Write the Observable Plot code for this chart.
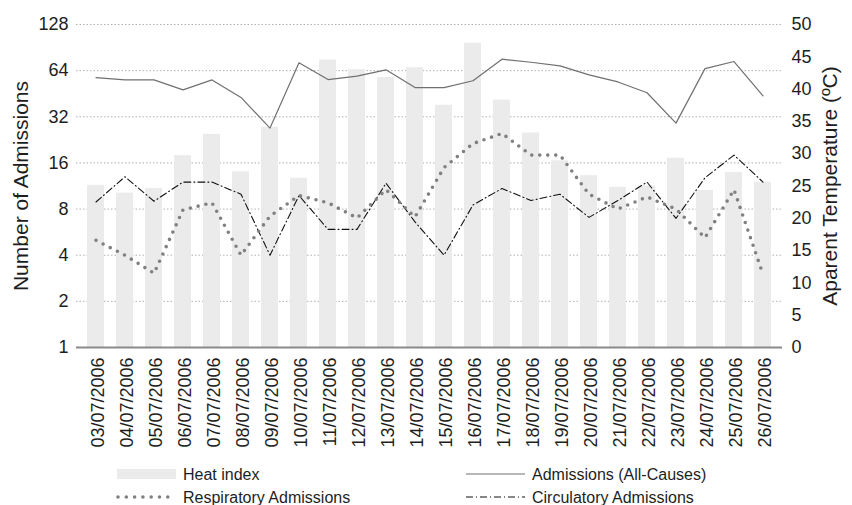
<!DOCTYPE html>
<html><head><meta charset="utf-8">
<script src="https://cdn.jsdelivr.net/npm/d3@7"></script>
<script src="https://cdn.jsdelivr.net/npm/@observablehq/plot@0.6"></script>
<style>
body{margin:0;background:#fff;font-family:"Liberation Sans",Arial,Helvetica,sans-serif;}
#wrap{width:852px;}
</style>
</head><body><div id="wrap"><div id="chart"></div><div id="legend"></div></div>
<script>
const dates = ["03/07/2006","04/07/2006","05/07/2006","06/07/2006","07/07/2006","08/07/2006","09/07/2006","10/07/2006","11/07/2006","12/07/2006","13/07/2006","14/07/2006","15/07/2006","16/07/2006","17/07/2006","18/07/2006","19/07/2006","20/07/2006","21/07/2006","22/07/2006","23/07/2006","24/07/2006","25/07/2006","26/07/2006"];
const heatIndex = [25.1,23.9,24.6,29.7,33.0,27.2,34.1,26.2,44.5,43.0,41.8,43.3,37.5,47.1,38.3,33.2,28.9,26.6,24.8,25.0,29.3,24.3,27.1,25.6];
const allCauses = [57.7,55.7,55.7,47.9,55.7,42.8,27,72,56,59,64.8,49.6,49.6,55,76,72.6,68.8,60,54,45.9,29.1,66,73.4,43.8];
const respiratory = [5,4,3.05,7.9,8.8,4,7.2,9.8,8.8,7.0,10.7,7.1,14.9,21.4,24.9,18,18,10,8,9.6,8,5.2,10.7,3];
const circulatory = [8.9,13,9,12,12,10,4,9.8,5.9,5.9,11.8,6.6,4,8.5,10.9,9.1,10,7.06,9.1,12,6.96,12.8,18,12];
const leftTicks = [1,2,4,8,16,32,64,128];
const rightTicks = [0,5,10,15,20,25,30,35,40,45,50];

const T = t => Math.pow(2, 7 * t / 50);
const rows = dates.map((d,i)=>({date:d, heat:heatIndex[i], all:allCauses[i], resp:respiratory[i], circ:circulatory[i]}));

const plot = Plot.plot({
  width: 852, height: 460,
  marginLeft: 76, marginRight: 70, marginTop: 24, marginBottom: 113,
  style: {fontFamily: '"Liberation Sans", Arial, Helvetica, sans-serif', fontSize: "18px", color: "#1e1e1e", background: "#fff", overflow: "visible"},
  x: {type: "band", domain: dates, paddingInner: 0.42, paddingOuter: 0.21},
  y: {type: "log", base: 2, domain: [1, 128]},
  marks: [
    Plot.gridY(leftTicks.slice(1), {stroke: "#b0b0b0", strokeOpacity: 1, strokeDasharray: "1.5,2"}),
    Plot.barY(rows, {x: "date", y1: 1, y2: d => T(d.heat), fill: "#ebebeb"}),
    Plot.ruleY([1], {stroke: "#8a8a8a", strokeWidth: 2}),
    Plot.line(rows, {x: "date", y: "all", stroke: "#707070", strokeWidth: 1.2}),
    Plot.line(rows, {x: "date", y: "circ", stroke: "#111", strokeWidth: 1.1, strokeDasharray: "7,3,1,3"}),
    Plot.line(rows, {x: "date", y: "resp", stroke: "#808080", strokeWidth: 3.6, strokeDasharray: "0,8", strokeLinecap: "round"}),
    Plot.axisY({ticks: leftTicks, tickSize: 0, tickPadding: 8, tickFormat: d => String(d), label: null, fontSize: 18}),
    Plot.axisY({anchor: "right", ticks: rightTicks.map(T), tickSize: 0, tickPadding: 9, tickFormat: v => String(Math.round(Math.log2(v) * 50 / 7)), label: null, fontSize: 18}),
    Plot.axisX({tickRotate: -90, tickSize: 0, tickPadding: 10, label: null, fontSize: 18, dx: 2}),
    Plot.text(["Number of Admissions"], {text: d => d, frameAnchor: "left", textAnchor: "middle", rotate: -90, dx: -55, fontSize: 21}),
    Plot.text(["Aparent Temperature (ºC)"], {text: d => d, frameAnchor: "right", textAnchor: "middle", rotate: -90, dx: 48, fontSize: 21})
  ]
});
document.getElementById("chart").appendChild(plot);

const legendItems = [
  {label: "Heat index", x: 117, y: 14, kind: "bar"},
  {label: "Respiratory Admissions", x: 117, y: 37, kind: "dots"},
  {label: "Admissions (All-Causes)", x: 466, y: 14, kind: "line"},
  {label: "Circulatory Admissions", x: 466, y: 37, kind: "dashdot"}
];
const svg = d3.select("#legend").append("svg").attr("width", 852).attr("height", 45)
  .style("display", "block")
  .attr("font-family", '"Liberation Sans", Arial, Helvetica, sans-serif').attr("font-size", 16).attr("fill", "#1e1e1e");
for (const it of legendItems) {
  const g = svg.append("g");
  if (it.kind === "bar") g.append("rect").attr("x", it.x).attr("y", it.y - 5).attr("width", 59).attr("height", 10).attr("fill", "#ebebeb");
  if (it.kind === "dots") g.append("line").attr("x1", it.x + 1).attr("x2", it.x + 59).attr("y1", it.y).attr("y2", it.y).attr("stroke", "#808080").attr("stroke-width", 3.6).attr("stroke-linecap", "round").attr("stroke-dasharray", "0,8.3");
  if (it.kind === "line") g.append("line").attr("x1", it.x).attr("x2", it.x + 59).attr("y1", it.y).attr("y2", it.y).attr("stroke", "#707070").attr("stroke-width", 1.2);
  if (it.kind === "dashdot") g.append("line").attr("x1", it.x).attr("x2", it.x + 59).attr("y1", it.y).attr("y2", it.y).attr("stroke", "#111").attr("stroke-width", 1.1).attr("stroke-dasharray", "7,3,1,3");
  g.append("text").attr("x", it.x + 66).attr("y", it.y).attr("dy", "0.35em").text(it.label);
}
</script></body></html>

- _Exercise instructions_: Reproduce the listing above exactly, excluding all pictures.

- _Solution to the exercise_:
Write the Observable Plot code for this chart.
<!DOCTYPE html>
<html><head><meta charset="utf-8">
<script src="https://cdn.jsdelivr.net/npm/d3@7"></script>
<script src="https://cdn.jsdelivr.net/npm/@observablehq/plot@0.6"></script>
<style>
body{margin:0;background:#fff;font-family:"Liberation Sans",Arial,Helvetica,sans-serif;}
#wrap{width:852px;}
</style>
</head><body><div id="wrap"><div id="chart"></div><div id="legend"></div></div>
<script>
const dates = ["03/07/2006","04/07/2006","05/07/2006","06/07/2006","07/07/2006","08/07/2006","09/07/2006","10/07/2006","11/07/2006","12/07/2006","13/07/2006","14/07/2006","15/07/2006","16/07/2006","17/07/2006","18/07/2006","19/07/2006","20/07/2006","21/07/2006","22/07/2006","23/07/2006","24/07/2006","25/07/2006","26/07/2006"];
const heatIndex = [25.1,23.9,24.6,29.7,33.0,27.2,34.1,26.2,44.5,43.0,41.8,43.3,37.5,47.1,38.3,33.2,28.9,26.6,24.8,25.0,29.3,24.3,27.1,25.6];
const allCauses = [57.7,55.7,55.7,47.9,55.7,42.8,27,72,56,59,64.8,49.6,49.6,55,76,72.6,68.8,60,54,45.9,29.1,66,73.4,43.8];
const respiratory = [5,4,3.05,7.9,8.8,4,7.2,9.8,8.8,7.0,10.7,7.1,14.9,21.4,24.9,18,18,10,8,9.6,8,5.2,10.7,3];
const circulatory = [8.9,13,9,12,12,10,4,9.8,5.9,5.9,11.8,6.6,4,8.5,10.9,9.1,10,7.06,9.1,12,6.96,12.8,18,12];
const leftTicks = [1,2,4,8,16,32,64,128];
const rightTicks = [0,5,10,15,20,25,30,35,40,45,50];

const T = t => Math.pow(2, 7 * t / 50);
const rows = dates.map((d,i)=>({date:d, heat:heatIndex[i], all:allCauses[i], resp:respiratory[i], circ:circulatory[i]}));

const plot = Plot.plot({
  width: 852, height: 460,
  marginLeft: 76, marginRight: 70, marginTop: 24, marginBottom: 113,
  style: {fontFamily: '"Liberation Sans", Arial, Helvetica, sans-serif', fontSize: "18px", color: "#1e1e1e", background: "#fff", overflow: "visible"},
  x: {type: "band", domain: dates, paddingInner: 0.42, paddingOuter: 0.21},
  y: {type: "log", base: 2, domain: [1, 128]},
  marks: [
    Plot.gridY(leftTicks.slice(1), {stroke: "#b0b0b0", strokeOpacity: 1, strokeDasharray: "1.5,2"}),
    Plot.barY(rows, {x: "date", y1: 1, y2: d => T(d.heat), fill: "#ebebeb"}),
    Plot.ruleY([1], {stroke: "#8a8a8a", strokeWidth: 2}),
    Plot.line(rows, {x: "date", y: "all", stroke: "#707070", strokeWidth: 1.2}),
    Plot.line(rows, {x: "date", y: "circ", stroke: "#111", strokeWidth: 1.1, strokeDasharray: "7,3,1,3"}),
    Plot.line(rows, {x: "date", y: "resp", stroke: "#808080", strokeWidth: 3.6, strokeDasharray: "0,8", strokeLinecap: "round"}),
    Plot.axisY({ticks: leftTicks, tickSize: 0, tickPadding: 8, tickFormat: d => String(d), label: null, fontSize: 18}),
    Plot.axisY({anchor: "right", ticks: rightTicks.map(T), tickSize: 0, tickPadding: 9, tickFormat: v => String(Math.round(Math.log2(v) * 50 / 7)), label: null, fontSize: 18}),
    Plot.axisX({tickRotate: -90, tickSize: 0, tickPadding: 10, label: null, fontSize: 18, dx: 2}),
    Plot.text(["Number of Admissions"], {text: d => d, frameAnchor: "left", textAnchor: "middle", rotate: -90, dx: -55, fontSize: 21}),
    Plot.text(["Aparent Temperature (ºC)"], {text: d => d, frameAnchor: "right", textAnchor: "middle", rotate: -90, dx: 48, fontSize: 21})
  ]
});
document.getElementById("chart").appendChild(plot);

const legendItems = [
  {label: "Heat index", x: 117, y: 14, kind: "bar"},
  {label: "Respiratory Admissions", x: 117, y: 37, kind: "dots"},
  {label: "Admissions (All-Causes)", x: 466, y: 14, kind: "line"},
  {label: "Circulatory Admissions", x: 466, y: 37, kind: "dashdot"}
];
const svg = d3.select("#legend").append("svg").attr("width", 852).attr("height", 45)
  .style("display", "block")
  .attr("font-family", '"Liberation Sans", Arial, Helvetica, sans-serif').attr("font-size", 16).attr("fill", "#1e1e1e");
for (const it of legendItems) {
  const g = svg.append("g");
  if (it.kind === "bar") g.append("rect").attr("x", it.x).attr("y", it.y - 5).attr("width", 59).attr("height", 10).attr("fill", "#ebebeb");
  if (it.kind === "dots") g.append("line").attr("x1", it.x + 1).attr("x2", it.x + 59).attr("y1", it.y).attr("y2", it.y).attr("stroke", "#808080").attr("stroke-width", 3.6).attr("stroke-linecap", "round").attr("stroke-dasharray", "0,8.3");
  if (it.kind === "line") g.append("line").attr("x1", it.x).attr("x2", it.x + 59).attr("y1", it.y).attr("y2", it.y).attr("stroke", "#707070").attr("stroke-width", 1.2);
  if (it.kind === "dashdot") g.append("line").attr("x1", it.x).attr("x2", it.x + 59).attr("y1", it.y).attr("y2", it.y).attr("stroke", "#111").attr("stroke-width", 1.1).attr("stroke-dasharray", "7,3,1,3");
  g.append("text").attr("x", it.x + 66).attr("y", it.y).attr("dy", "0.35em").text(it.label);
}
</script></body></html>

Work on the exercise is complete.